**TASK OBJECTIVE**
Show each line from the listing that includes the word "document".

**INFORMATION PROVIDED**
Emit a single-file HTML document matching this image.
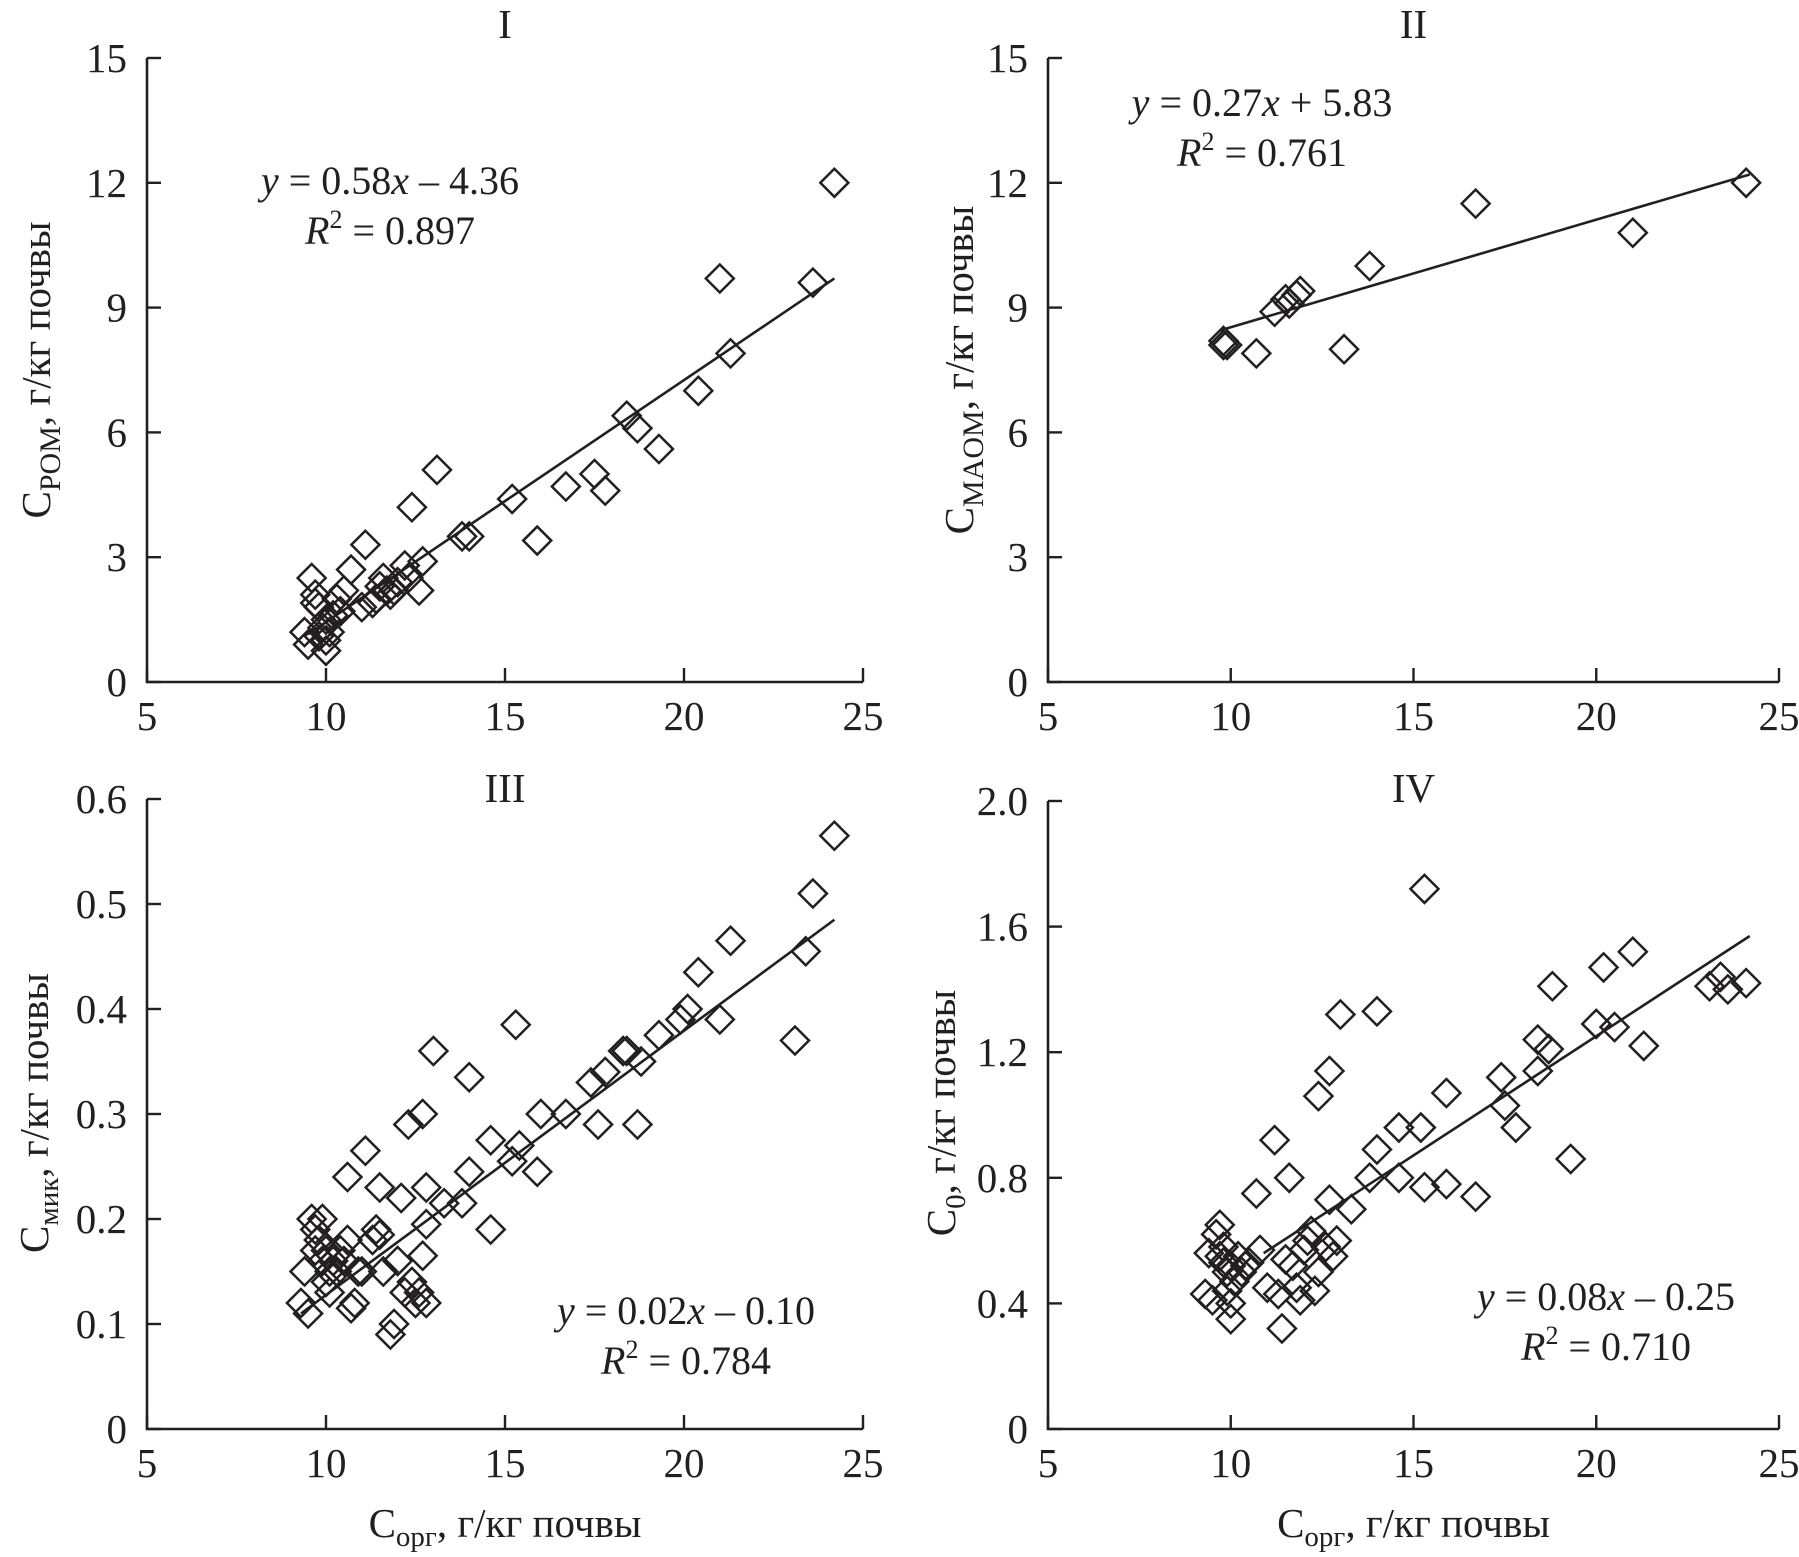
<!DOCTYPE html>
<html><head><meta charset="utf-8"><style>
html,body{margin:0;padding:0;background:#fff;}
svg{display:block;font-family:"Liberation Serif",serif;}
</style></head><body>
<svg id="chart" width="1799" height="1557" viewBox="0 0 1799 1557" xmlns="http://www.w3.org/2000/svg"></svg>
<script>
// ---- data ----
const xTicks = [5, 10, 15, 20, 25];
const yTicksI = [0, 3, 6, 9, 12, 15];
const yTicksII = [0, 3, 6, 9, 12, 15];
const yTicksIII = [0, 0.1, 0.2, 0.3, 0.4, 0.5, 0.6];
const yTicksIV = [0, 0.4, 0.8, 1.2, 1.6, 2.0];
const yLabelsIII = ["0", "0.1", "0.2", "0.3", "0.4", "0.5", "0.6"];
const yLabelsIV = ["0", "0.4", "0.8", "1.2", "1.6", "2.0"];

const xI = [9.4,9.5,9.6,9.7,9.7,9.8,9.8,9.9,10.0,10.0,10.0,10.1,10.2,10.3,10.4,10.5,10.7,11.0,11.1,11.3,11.4,11.5,11.6,11.7,11.8,11.9,12.0,12.2,12.3,12.4,12.6,12.7,13.1,13.8,14.0,15.2,15.9,16.7,17.5,17.8,18.4,18.7,19.3,20.4,21.0,21.3,23.6,24.2];
const yI = [1.2,0.9,2.5,1.9,2.1,1.8,1.1,1.3,0.75,1.0,1.5,1.2,1.6,2.0,1.7,2.2,2.7,1.8,3.3,1.9,2.0,2.3,2.5,2.2,2.1,2.2,2.4,2.8,2.5,4.2,2.2,2.9,5.1,3.5,3.5,4.4,3.4,4.7,5.0,4.6,6.4,6.1,5.6,7.0,9.7,7.9,9.6,12.0];
const lineXI = [9.5, 24.2];
const lineYI = [1.15, 9.7];

const xII = [9.8,9.8,9.9,10.7,11.2,11.5,11.6,11.8,11.9,13.1,13.8,16.7,21.0,24.1];
const yII = [8.1,8.2,8.1,7.9,8.9,9.2,9.1,9.3,9.4,8.0,10.0,11.5,10.8,12.0];
const lineXII = [9.7, 24.2];
const lineYII = [8.45, 12.2];

const xIII = [9.3,9.4,9.5,9.6,9.7,9.7,9.8,9.9,9.9,10.0,10.0,10.1,10.1,10.2,10.3,10.4,10.5,10.6,10.6,10.7,10.8,10.9,11.0,11.1,11.3,11.4,11.5,11.5,11.6,11.8,11.9,12.0,12.1,12.2,12.3,12.4,12.5,12.6,12.7,12.7,12.8,12.8,12.8,13.0,13.3,13.8,14.0,14.0,14.6,14.6,15.2,15.3,15.4,15.9,16.0,16.7,17.4,17.6,17.8,18.3,18.4,18.7,18.8,19.3,19.9,20.1,20.4,21.0,21.3,23.1,23.4,23.6,24.2];
const yIII = [0.12,0.15,0.11,0.2,0.19,0.17,0.18,0.16,0.2,0.14,0.17,0.15,0.13,0.16,0.15,0.17,0.16,0.18,0.24,0.115,0.12,0.15,0.15,0.265,0.18,0.19,0.185,0.23,0.15,0.09,0.1,0.16,0.22,0.13,0.29,0.14,0.12,0.13,0.3,0.165,0.23,0.195,0.12,0.36,0.215,0.215,0.335,0.245,0.19,0.275,0.255,0.385,0.27,0.245,0.3,0.3,0.33,0.29,0.34,0.36,0.36,0.29,0.35,0.375,0.39,0.4,0.435,0.39,0.465,0.37,0.455,0.51,0.565];
const lineXIII = [9.3, 24.2];
const lineYIII = [0.11, 0.485];

const xIV = [9.3,9.4,9.5,9.6,9.7,9.7,9.8,9.8,9.9,9.9,10.0,10.0,10.0,10.1,10.2,10.3,10.4,10.5,10.7,10.8,11.0,11.2,11.3,11.4,11.5,11.6,11.7,11.8,11.9,12.0,12.1,12.2,12.3,12.4,12.4,12.6,12.7,12.7,12.8,12.9,13.0,13.3,13.8,14.0,14.0,14.6,14.6,15.2,15.3,15.3,15.9,15.9,16.7,17.4,17.5,17.8,18.4,18.4,18.7,18.8,19.3,20.0,20.2,20.5,21.0,21.3,23.1,23.4,23.6,24.1];
const yIV = [0.43,0.56,0.41,0.62,0.65,0.55,0.53,0.58,0.5,0.44,0.35,0.4,0.52,0.47,0.55,0.5,0.52,0.53,0.75,0.57,0.45,0.92,0.43,0.32,0.54,0.8,0.52,0.45,0.41,0.57,0.6,0.63,0.44,1.06,0.5,0.58,1.14,0.73,0.55,0.6,1.32,0.7,0.8,0.89,1.33,0.8,0.96,0.96,1.72,0.77,0.78,1.07,0.74,1.12,1.03,0.96,1.14,1.24,1.21,1.41,0.86,1.29,1.47,1.28,1.52,1.22,1.41,1.44,1.4,1.42];
const lineXIV = [10.9, 24.2];
const lineYIV = [0.56, 1.57];

// ---- drawing ----
const NS = "http://www.w3.org/2000/svg";
const svg = document.getElementById("chart");
function mk(tag, attrs, parent) {
  const e = document.createElementNS(NS, tag);
  for (const k in attrs) e.setAttribute(k, attrs[k]);
  (parent || svg).appendChild(e);
  return e;
}

function panel(cfg) {
  const g = mk("g", {});
  
  
  const sx = v => cfg.x0 + (v - cfg.xmin) / (cfg.xmax - cfg.xmin) * (cfg.x1 - cfg.x0);
  const sy = v => cfg.y0 - (v - cfg.ymin) / (cfg.ymax - cfg.ymin) * (cfg.y0 - cfg.y1);
  const ax = mk("path", {d: `M${cfg.x0} ${cfg.y1} V${cfg.y0} H${cfg.x1}`, fill: "none", stroke: "#231f20", "stroke-width": 2.6}, g);
  
  
  cfg.xt.forEach(v => {
    const t = mk("line", {x1: sx(v), x2: sx(v), y1: cfg.y0, y2: cfg.y0 - 14, stroke: "#231f20", "stroke-width": 2.4}, g);
    
    
    const l = mk("text", {x: sx(v), y: cfg.y0 + 48, "text-anchor": "middle", "font-size": 41, fill: "#231f20"}, g);
    l.textContent = v;
    
    
  });
  cfg.yt.forEach((v, i) => {
    const t = mk("line", {x1: cfg.x0, x2: cfg.x0 + 14, y1: sy(v), y2: sy(v), stroke: "#231f20", "stroke-width": 2.4}, g);
    
    
    const l = mk("text", {x: cfg.x0 - 20, y: sy(v) + 14, "text-anchor": "end", "font-size": 41, fill: "#231f20"}, g);
    l.textContent = cfg.yl ? cfg.yl[i] : v;
    
    
  });
  const tl = mk("line", {x1: sx(cfg.lx[0]), y1: sy(cfg.ly[0]), x2: sx(cfg.lx[1]), y2: sy(cfg.ly[1]), stroke: "#231f20", "stroke-width": 2.6}, g);
  
  
  const r = 14;
  cfg.xs.forEach((xv, i) => {
    const cx = sx(xv), cy = sy(cfg.ys[i]);
    const p = mk("path", {d: `M${cx} ${cy - r} L${cx + r} ${cy} L${cx} ${cy + r} L${cx - r} ${cy} Z`, fill: "none", stroke: "#231f20", "stroke-width": 2.5}, g);
    
    
  });
  const tt = mk("text", {x: (cfg.x0 + cfg.x1) / 2, y: cfg.ty, "text-anchor": "middle", "font-size": 41, fill: "#231f20"}, g);
  tt.textContent = cfg.title;
  
  
  const e1 = mk("text", {x: cfg.ex, y: cfg.ey, "text-anchor": "middle", "font-size": 40, fill: "#231f20"}, g);
  e1.innerHTML = `<tspan font-style="italic">y</tspan> = ${cfg.eq[0]}<tspan font-style="italic">x</tspan> ${cfg.eq[1]}`;
  
  
  const e2 = mk("text", {x: cfg.ex, y: cfg.ey + 50, "text-anchor": "middle", "font-size": 40, fill: "#231f20"}, g);
  e2.innerHTML = `<tspan font-style="italic">R</tspan><tspan font-size="26" dy="-16">2</tspan><tspan dy="16"> = ${cfg.eq[2]}</tspan>`;
  
  
  const yt = mk("text", {transform: `translate(${cfg.ytx},${cfg.yty}) rotate(-90)`, "text-anchor": "middle", "font-size": 41, fill: "#231f20"}, g);
  yt.innerHTML = `C<tspan font-size="${cfg.subSize}" dy="10">${cfg.sub}</tspan><tspan dy="-10">, г/кг почвы</tspan>`;
  
  
  if (cfg.xtitle) {
    const xtt = mk("text", {x: (cfg.x0 + cfg.x1) / 2, y: 1537, "text-anchor": "middle", "font-size": 41, fill: "#231f20"}, g);
    xtt.innerHTML = `C<tspan font-size="29" dy="9">орг</tspan><tspan dy="-9">, г/кг почвы</tspan>`;
    
    
  }
}

panel({name: "panel-i", x0: 147, x1: 863, xmin: 5, xmax: 25, y0: 682, y1: 58, ymin: 0, ymax: 15,
  xt: xTicks, yt: yTicksI, xs: xI, ys: yI, lx: lineXI, ly: lineYI, title: "I", ty: 38,
  eq: ["0.58", "– 4.36", "0.897"], ex: 390, ey: 194, sub: "POM", subSize: 30, ytx: 50, yty: 370});
panel({name: "panel-ii", x0: 1048, x1: 1779, xmin: 5, xmax: 25, y0: 682, y1: 58, ymin: 0, ymax: 15,
  xt: xTicks, yt: yTicksII, xs: xII, ys: yII, lx: lineXII, ly: lineYII, title: "II", ty: 38,
  eq: ["0.27", "+ 5.83", "0.761"], ex: 1262, ey: 116, sub: "MAOM", subSize: 30, ytx: 973, yty: 370});
panel({name: "panel-iii", x0: 147, x1: 863, xmin: 5, xmax: 25, y0: 1429, y1: 799, ymin: 0, ymax: 0.6,
  xt: xTicks, yt: yTicksIII, yl: yLabelsIII, xs: xIII, ys: yIII, lx: lineXIII, ly: lineYIII, title: "III", ty: 802,
  eq: ["0.02", "– 0.10", "0.784"], ex: 686, ey: 1324, sub: "мик", subSize: 29, ytx: 48, yty: 1113, xtitle: true});
panel({name: "panel-iv", x0: 1048, x1: 1779, xmin: 5, xmax: 25, y0: 1429, y1: 801, ymin: 0, ymax: 2.0,
  xt: xTicks, yt: yTicksIV, yl: yLabelsIV, xs: xIV, ys: yIV, lx: lineXIV, ly: lineYIV, title: "IV", ty: 802,
  eq: ["0.08", "– 0.25", "0.710"], ex: 1606, ey: 1310, sub: "0", subSize: 29, ytx: 955, yty: 1113, xtitle: true});
</script>
</body></html>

**EXERCISE SOLUTION**
Emit a single-file HTML document matching this image.
const svg = document.getElementById("chart");
  const e = document.createElementNS(NS, tag);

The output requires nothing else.